Material for this exercise
════════

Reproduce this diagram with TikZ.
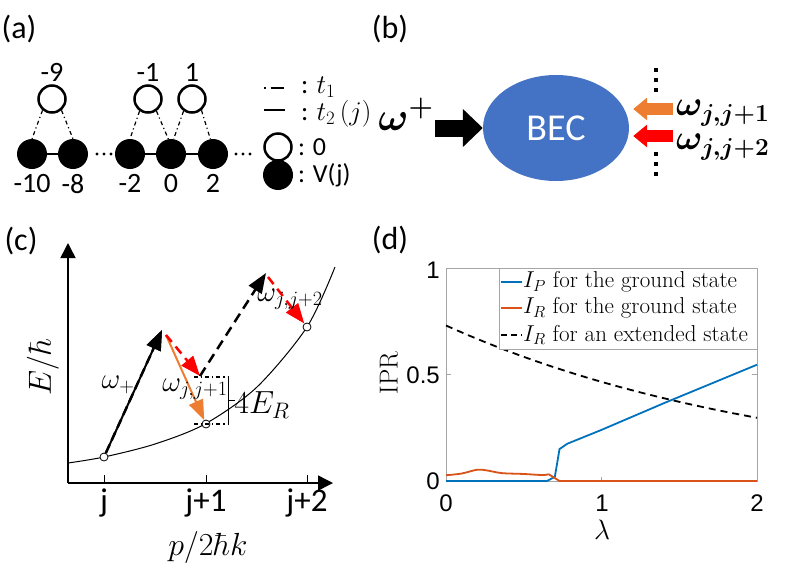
\RequirePackage{fix-cm}
\documentclass[tikz,border=0pt]{standalone}
\usepackage{amsmath}
\usepackage{fontspec}
\newfontfamily\cali{Carlito}
\newfontfamily\helv{Liberation Sans}
\usetikzlibrary{arrows.meta,shapes.geometric}
\definecolor{becblue}{HTML}{4472C4}
\definecolor{pumporange}{HTML}{ED7D31}
\definecolor{mblue}{HTML}{0072BD}
\definecolor{morange}{HTML}{D95319}
\definecolor{boxgray}{HTML}{A6A6A6}

\begin{document}
\begin{tikzpicture}[x=1pt,y=-1pt,
	site/.style={circle,draw,line width=2.5pt,minimum size=27pt,inner sep=0pt},
	fsite/.style={circle,fill=black,minimum size=30pt,inner sep=0pt},
	dotc/.style={circle,draw,fill=white,line width=0.8pt,minimum size=8pt,inner sep=0pt},
	hop/.style={line width=1.2pt,dash pattern=on 4pt off 3pt on 1.2pt off 3pt},
	cal/.style={font=\cali\fontsize{28}{30}\selectfont,inner sep=0pt},
	panel/.style={font=\cali\fontsize{32}{34}\selectfont,inner sep=0pt},
	calm/.style={font=\cali\fontsize{27}{29}\selectfont,inner sep=0pt},
	cmath/.style={font=\fontsize{29}{31}\selectfont,inner sep=0pt},
	bmath/.style={font=\fontsize{40}{44}\selectfont,inner sep=0pt},
	leg/.style={font=\fontsize{23}{25}\selectfont,inner sep=1pt,anchor=west},
	tick/.style={font=\helv\fontsize{24}{26}\selectfont,inner sep=1pt},
	bigtip/.style={-{Triangle[length=20pt,width=15pt]}}]
	\useasboundingbox (0,0) rectangle (789,576);

	% (a) the lattice
	\node[panel] (lba) at (19,29) {(a)};
	\node[fsite,label={[cal,label distance=5pt]below:-10}] (fm10) at (32,154) {};
	\node[fsite,label={[cal,label distance=5pt]below:-8}] (fm8) at (73,154) {};
	\node[fsite,label={[cal,label distance=5pt]below:-2}] (fm2) at (130,154) {};
	\node[fsite,label={[cal,label distance=5pt]below:0}] (f0) at (171,154) {};
	\node[fsite,label={[cal,label distance=5pt]below:2}] (f2) at (213,154) {};
	\node[site,label={[cal,label distance=3pt]above:-9}] (om9) at (52,99) {};
	\node[site,label={[cal,label distance=3pt]above:-1}] (om1) at (148,99) {};
	\node[site,label={[cal,label distance=3pt]above:1}] (o1) at (192,99) {};
	\draw[line width=1.5pt] (fm10) -- (fm8);
	\draw[line width=1.5pt] (fm2) -- (f0) -- (f2);
	\draw[hop] (om9.-130) -- (fm10.north);
	\draw[hop] (om9.-50) -- (fm8.north);
	\draw[hop] (om1.-125) -- (fm2.north);
	\draw[hop] (om1.-55) -- (f0.100);
	\draw[hop] (o1.-125) -- (f0.80);
	\draw[hop] (o1.-50) -- (f2.100);
	\foreach \x in {97,104,111,236,243,250}
		\fill (\x,154) circle (1.6pt);
	% legend of (a)
	\draw[line width=1.5pt,dash pattern=on 1.5pt off 5pt on 13pt] (264,88) -- (285,88);
	\node[calm,anchor=west] (lt1) at (301,87) {: $t_1$};
	\draw[line width=1.8pt] (264,110) -- (285,110);
	\node[calm,anchor=west] (lt2) at (301,114) {: $t_2\,(j)$};
	\node[site] (lo) at (278,147) {};
	\node[cal,font=\cali\fontsize{26}{28}\selectfont,anchor=west] (lz) at (298,147) {: 0};
	\node[fsite] (lf) at (278,175) {};
	\node[cal,font=\cali\fontsize{26}{28}\selectfont,anchor=west] (lv) at (298,175) {: V(j)};

	% (b) the BEC and its beams
	\node[panel] (lbb) at (390,29) {(b)};
	\node[ellipse,fill=becblue,minimum width=146pt,minimum height=106pt,inner sep=0pt,
		text=white,font=\cali\fontsize{38}{40}\selectfont] (bec) at (556,128) {BEC};
	\coordinate (wp) at (435,128);
	\coordinate (w1) at (673,109);
	\coordinate (w2) at (673,136);
	\draw[line width=17pt,-{Triangle[length=20pt,width=37pt]}] (wp) -- (bec.west);
	\draw[pumporange,line width=12pt,-{Triangle[length=14pt,width=22pt]}] (w1) -- ([xshift=4pt]w1 -| bec.east);
	\draw[red,line width=12pt,-{Triangle[length=14pt,width=22pt]}] (w2) -- ([xshift=4pt]w2 -| bec.east);
	\node[bmath] (lwp) at (406,114) {$\boldsymbol{\omega}^{\boldsymbol{+}}$};
	\node[bmath,font=\fontsize{35}{37}\selectfont,anchor=west] (lw1) at (676,113) {$\boldsymbol{\omega_{j,j+1}}$};
	\node[bmath,font=\fontsize{35}{37}\selectfont,anchor=west] (lw2) at (676,147) {$\boldsymbol{\omega_{j,j+2}}$};
	\foreach \y in {70,80,90,154,164,174}
		\fill (654,\y-2) rectangle (658,\y+2);

	% (c) dispersion and transitions
	\node[panel] (lbc) at (21,241) {(c)};
	\coordinate (corig) at (68,483);
	\draw[line width=1.5pt,-{Triangle[length=15pt,width=15pt]}] (corig) -- (68,243);
	\draw[line width=1.5pt,-{Triangle[length=15pt,width=15pt]}] (corig) -- (333,483);
	\foreach \x/\t in {104/j,206/j+1,307/j+2} {
		\draw[line width=1pt] (\x,475) -- (\x,483);
		\node[calm,font=\cali\fontsize{33}{35}\selectfont] at (\x,503) {\t};
	}
	\node[cmath,font=\fontsize{32}{34}\selectfont] (xlab) at (208,547) {$p/2\hbar k$};
	\node[cmath,font=\fontsize{32}{34}\selectfont,rotate=90] (ylab) at (43,367) {$E/\hbar$};
	\draw[line width=1pt] plot[smooth] coordinates {(68,463) (104,457) (155,444) (205,424) (257,387) (307,327) (335,267)};
	\node[dotc] (nj) at (104,457) {};
	\node[dotc] (nj1) at (206,424) {};
	\node[dotc] (nj2) at (307,327) {};
	\coordinate (tp1) at (162,330);
	\coordinate (kick) at (166,335);
	\coordinate (mid) at (200,376);
	\coordinate (tp2) at (266,273);
	\coordinate (kick2) at (268,277);
	\draw[line width=2pt,bigtip] (nj) -- (tp1);
	\draw[line width=2.5pt,dash pattern=on 9pt off 5pt,bigtip] (nj) -- (tp1);
	\draw[pumporange,line width=2pt,bigtip] (kick) -- (nj1);
	\draw[red,line width=2.5pt,dash pattern=on 9pt off 6pt,bigtip] (kick) -- (mid);
	\draw[line width=2.5pt,dash pattern=on 10pt off 6pt,bigtip] (mid) -- (tp2);
	\draw[red,line width=2.5pt,dash pattern=on 9pt off 6pt,bigtip] (kick2) -- (nj2);
	\draw[hop] (194,377) -- (228,377);
	\draw[hop] (194,424) -- (228,424);
	\draw[line width=1pt] (228,377) -- (228,424);
	\draw[line width=1pt] (228,400) -- (235,400);
	\node[cmath] (lwplus) at (118,385) {$\omega_+$};
	\node[cmath] (lwj1) at (195,389) {$\omega_{j,j+1}$};
	\node[cmath] (lwj2) at (290,299) {$\omega_{j,j+2}$};
	\node[cmath,font=\fontsize{32}{34}\selectfont] (lfour) at (262,405) {$4E_R$};

	% (d) IPR plot
	\node[panel] (lbd) at (390,240) {(d)};
	\begin{scope}[shift={(446,481)},x=155.5pt,y=213pt]
		\draw[boxgray,line width=0.8pt] (0,0) rectangle (2,1);
		\draw[boxgray,line width=0.8pt] (1,0) -- (1,0.02) (1,1) -- (1,0.98)
			(0,0.5) -- (0.03,0.5) (2,0.5) -- (1.97,0.5);
		\draw[line width=1.8pt,dash pattern=on 7pt off 5pt] plot[domain=0:2,samples=41] (\x,{0.73*exp(-0.45*\x)});
		\draw[mblue,line width=1.8pt] plot coordinates {(0,0) (0.65,0) (0.70,0.02) (0.73,0.15) (0.78,0.175) (1,0.24) (1.4,0.365) (2,0.546)};
		\draw[morange,line width=1.8pt] plot[smooth,tension=0.5] coordinates {(0,0.027) (0.1,0.035) (0.2,0.053) (0.26,0.05) (0.36,0.037) (0.5,0.033) (0.62,0.028) (0.66,0.032)};
		\draw[morange,line width=1.8pt] (0.66,0.032) -- (0.73,0) -- (2,0);
	\end{scope}
	\node[tick,anchor=east] (yt1) at (441,270) {1};
	\node[tick,anchor=east] (yt5) at (441,375) {0.5};
	\node[tick,anchor=east] (yt0) at (441,481) {0};
	\node[tick] (xt0) at (446,503) {0};
	\node[tick] (xt1) at (602,503) {1};
	\node[tick] (xt2) at (757,503) {2};
	\node[font=\fontsize{28}{30}\selectfont] (lamlab) at (602,530) {$\lambda$};
	\node[font=\fontsize{26}{28}\selectfont,rotate=90] (iprlab) at (389,373) {IPR};
	\draw[boxgray,fill=white,line width=0.8pt] (499,268) rectangle (757,349);
	\draw[mblue,line width=1.8pt] (501,282) -- (522,282);
	\node[leg] (lg1) at (522,282) {$I_P$ for the ground state};
	\draw[morange,line width=1.8pt] (501,308) -- (522,308);
	\node[leg] (lg2) at (522,308) {$I_R$ for the ground state};
	\draw[line width=1.8pt,dash pattern=on 6pt off 4pt] (501,335) -- (522,335);
	\node[leg] (lg3) at (522,335) {$I_R$ for an extended state};
\end{tikzpicture}
\end{document}
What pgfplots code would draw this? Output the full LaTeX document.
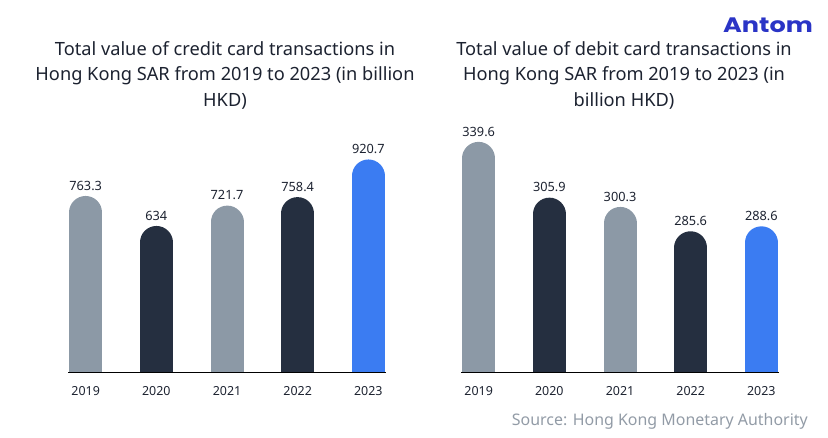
\documentclass[border=0pt]{standalone}
\usepackage{fontspec}
\setmainfont{Noto Sans}
\newfontfamily\logofont{Poppins}
\usepackage{pgfplots}
\pgfplotsset{compat=1.18}
\definecolor{cgrey}{HTML}{8C99A6}
\definecolor{cdark}{HTML}{252F40}
\definecolor{cblue}{HTML}{3B7CF2}
\definecolor{ctitle}{HTML}{1C2230}
\definecolor{clogo}{HTML}{2A34C6}
\definecolor{csrc}{HTML}{929BA6}
\pgfplotsset{
  barpanel/.style={
    scale only axis, width=318bp, height=250bp,
    xmin=-0.25, xmax=4.25,
    axis x line=bottom, axis y line=none,
    axis line style={black, line width=1bp, -},
    axis on top,
    xtick={0,1,2,3,4},
    xticklabels={2019,2020,2021,2022,2023},
    major tick length=0pt,
    xticklabel style={font=\fontsize{12.5}{14}\selectfont, text=ctitle, yshift=-9.5bp},
    ytick=\empty,
    /pgf/number format/assume math mode=true,
    nodes near coords,
    every node near coord/.append style={font=\fontsize{12.8}{14}\selectfont, text=ctitle, anchor=south, inner sep=0pt, outer sep=0pt, yshift=5.5bp},
    clip=true,
  },
  pill/.style={ycomb, mark=none, line width=33bp, line cap=round, shorten >=16.5bp, draw=#1}
}
\begin{document}
\begin{tikzpicture}[x=1bp,y=1bp]
\path[use as bounding box] (0,0) rectangle (828,438);
% titles
\begin{scope}[every node/.style={anchor=base, text=ctitle, inner sep=0pt, font=\fontsize{18.3}{22}\selectfont}]
\node at (225,382) {Total value of credit card transactions in};
\node at (225,357) {Hong Kong SAR from 2019 to 2023 (in billion};
\node at (225,331.5) {HKD)};
\node at (624,382) {Total value of debit card transactions in};
\node at (624,357) {Hong Kong SAR from 2019 to 2023 (in};
\node at (624,331.5) {billion HKD)};
\end{scope}
\node[anchor=base, inner sep=0pt, text=clogo, font=\logofont\bfseries\fontsize{21}{24}\selectfont, xscale=1.22] at (768,405) {Antom};
\node[anchor=base east, inner sep=0pt, text=csrc, font=\fontsize{16}{19}\selectfont] at (808,12) {Source: Hong Kong Monetary Authority};

\begin{axis}[barpanel, at={(68bp,65bp)}, anchor=south west, ymin=0, ymax=1078]
\addplot[pill=cgrey] coordinates {(0,763.3)};
\addplot[pill=cdark] coordinates {(1,634)};
\addplot[pill=cgrey] coordinates {(2,721.7)};
\addplot[pill=cdark] coordinates {(3,758.4)};
\addplot[pill=cblue] coordinates {(4,920.7)};
\end{axis}

\begin{axis}[barpanel, at={(461bp,65bp)}, anchor=south west, ymin=200, ymax=351]
\addplot[pill=cgrey] coordinates {(0,339.6)};
\addplot[pill=cdark] coordinates {(1,305.9)};
\addplot[pill=cgrey] coordinates {(2,300.3)};
\addplot[pill=cdark] coordinates {(3,285.6)};
\addplot[pill=cblue] coordinates {(4,288.6)};
\end{axis}
\end{tikzpicture}
\end{document}
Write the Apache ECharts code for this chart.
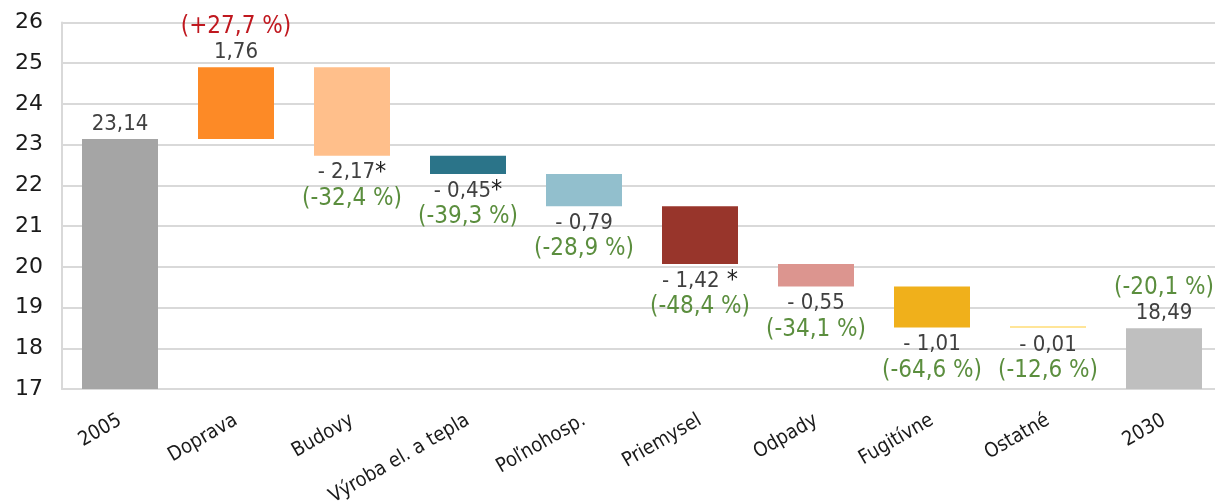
<!DOCTYPE html>
<html><head><meta charset="utf-8">
<script src="https://cdn.jsdelivr.net/npm/echarts@6/dist/echarts.min.js"></script>
<style>html,body{margin:0;padding:0;background:#fff}#c{width:1215px;height:501px}</style>
</head><body><div id="c"></div>
<script>
const categories = ['2005','Doprava','Budovy','Výroba el. a tepla','Poľnohosp.','Priemysel','Odpady','Fugitívne','Ostatné','2030'];
const startValue = 23.14;
const endValue = 18.49;
const changes = [1.76, -2.17, -0.45, -0.79, -1.42, -0.55, -1.01, -0.01];
const valueLabels = ['23,14','1,76','- 2,17','- 0,45','- 0,79','- 1,42','- 0,55','- 1,01','- 0,01','18,49'];
const asterisks = ['','','*','*','','\u00a0*','','','',''];
const percentLabels = ['','(+27,7 %)','(-32,4 %)','(-39,3 %)','(-28,9 %)','(-48,4 %)','(-34,1 %)','(-64,6 %)','(-12,6 %)','(-20,1 %)'];
const barColors = ['#a5a5a5','#fd8a26','#ffbf8b','#2b7489','#92bfcd','#98352b','#dc958f','#f0b01b','#ffe598','#bfbfbf'];
const yTicks = {min: 17, max: 26, interval: 1};

// build floating bars: invisible base + visible segment
const base = [], seg = [];
let level = startValue;
base.push(yTicks.min); seg.push(startValue - yTicks.min);
changes.forEach(c => {
  const lo = c > 0 ? level : level + c;
  base.push(lo); seg.push(Math.abs(c));
  level += c;
});
base.push(yTicks.min); seg.push(endValue - yTicks.min);

const FONT = 'DejaVu Sans Condensed';
const rich = {
  v: {fontFamily: FONT, fontSize: 22, color: '#404040', lineHeight: 26},
  s: {fontFamily: FONT, fontSize: 25, color: '#222', lineHeight: 26, verticalAlign: 'top'},
  pg: {fontFamily: FONT, fontSize: 24, color: '#5b8e3e', lineHeight: 26},
  pr: {fontFamily: FONT, fontSize: 24, color: '#c0181f', lineHeight: 26}
};

const segData = seg.map((v, i) => {
  const up = (i === 0 || i === categories.length - 1 || (i > 0 && i <= changes.length && changes[i-1] > 0));
  let fmt;
  if (up) {
    const pstyle = (i > 0 && i <= changes.length) ? 'pr' : 'pg';
    fmt = (percentLabels[i] ? '{' + pstyle + '|' + percentLabels[i] + '}\n' : '') + '{v|' + valueLabels[i] + '}';
  } else {
    fmt = '{v|' + valueLabels[i] + '}' + (asterisks[i] ? '{s|' + asterisks[i] + '}' : '') + '\n{pg|' + percentLabels[i] + '}';
  }
  return {
    value: v,
    itemStyle: {color: barColors[i]},
    label: {show: true, position: up ? 'top' : 'bottom', distance: up ? 2 : 4, formatter: fmt, rich: rich, align: 'center'}
  };
});

const chart = echarts.init(document.getElementById('c'));
chart.setOption({
  animation: false,
  grid: {left: 62, top: 22.5, width: 1160, height: 366.5, containLabel: false, outerBoundsMode: 'none'},
  xAxis: {
    type: 'category', data: categories,
    axisTick: {show: false},
    axisLine: {lineStyle: {color: '#d9d9d9', width: 2}},
    axisLabel: {rotate: 30, interval: 0, margin: 30, fontFamily: FONT, fontSize: 20, color: '#1a1a1a'}
  },
  yAxis: {
    type: 'value', min: yTicks.min, max: yTicks.max, interval: yTicks.interval,
    axisLine: {show: true, lineStyle: {color: '#d9d9d9', width: 2}},
    axisTick: {show: false},
    splitLine: {lineStyle: {color: '#d9d9d9', width: 2}},
    axisLabel: {margin: 19, fontFamily: 'DejaVu Sans', fontSize: 22, color: '#1a1a1a'}
  },
  series: [
    {type: 'bar', stack: 'w', data: base, barWidth: 76, silent: true, itemStyle: {color: 'transparent'}},
    {type: 'bar', stack: 'w', data: segData, barWidth: 76, barMinHeight: 2}
  ]
});
</script></body></html>
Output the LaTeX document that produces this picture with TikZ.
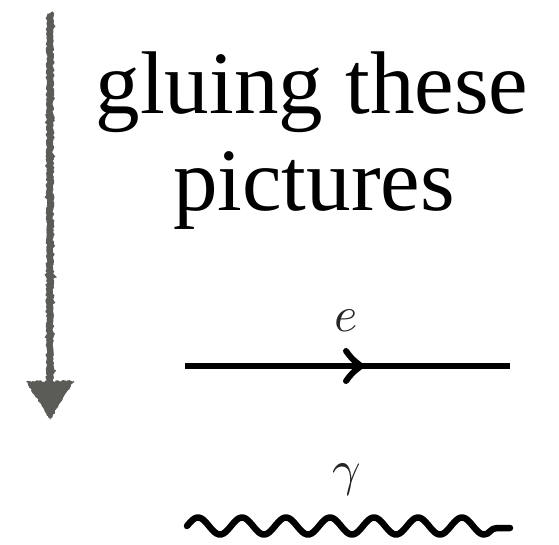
\documentclass[tikz,border=0pt]{standalone}
\usepackage{fontspec}
\setmainfont{Liberation Serif}
\usetikzlibrary{decorations.pathmorphing}
\definecolor{chalk}{HTML}{5B5B58}
\tikzset{
  rough/.style={decorate,decoration={random steps,segment length=1.6pt,amplitude=0.9pt}},
  bigtext/.style={anchor=base,inner sep=0pt,font=\fontsize{89}{96}\selectfont},
  lbl/.style={anchor=base,inner sep=0pt,scale=5,text=black!85},
  fermion/.style={line width=6.5pt,black},
  photon/.style={line width=6.5pt,black,line join=round,line cap=round}
}
\begin{document}
\begin{tikzpicture}[x=1pt,y=-1pt]
\useasboundingbox (0,0) rectangle (559,544);
% rough grey arrow
\coordinate (atop) at (50,13);
\coordinate (abot) at (50,386);
\draw[chalk,line width=6.5pt,rough] (atop) -- (abot);
\coordinate (h1) at (26,381);
\coordinate (h2) at (74,381);
\coordinate (h3) at (50,420);
\fill[chalk,rough] (h1) -- (h2) -- (h3) -- cycle;
% text
\node[bigtext] (t1) at (312,113) {gluing these};
\node[bigtext] (t2) at (314,210) {pictures};
% electron line
\coordinate (e1) at (185,366);
\coordinate (e2) at (510,366);
\draw[fermion] (e1) -- (e2);
\coordinate (c1) at (346,351);
\coordinate (c2) at (361,366);
\coordinate (c3) at (346,381);
\draw[line width=6pt,line cap=round,line join=miter] (c1) .. controls (352,359) .. (c2) .. controls (352,373) .. (c3);
\node[lbl] (le) at (346,331) {$e$};
% photon
\coordinate (p0) at (187,526);
\coordinate (pend) at (497,528);
\coordinate (p1) at (510,528);
\draw[photon] plot[domain=187:484,samples=200] (\x,{526-8.5*sin(8.181818*(\x-187))}) .. controls (490,534.5) and (490,528) .. (pend) -- (p1);
\node[lbl] (lg) at (347,485) {$\gamma$};
\end{tikzpicture}
\end{document}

════════

Job
Filter the entries down to the lines containing "code". Copy each of those lines.

Result for this task
What pgfplots code would draw this? Output the full LaTeX document.
Write the Apache ECharts code for this chart.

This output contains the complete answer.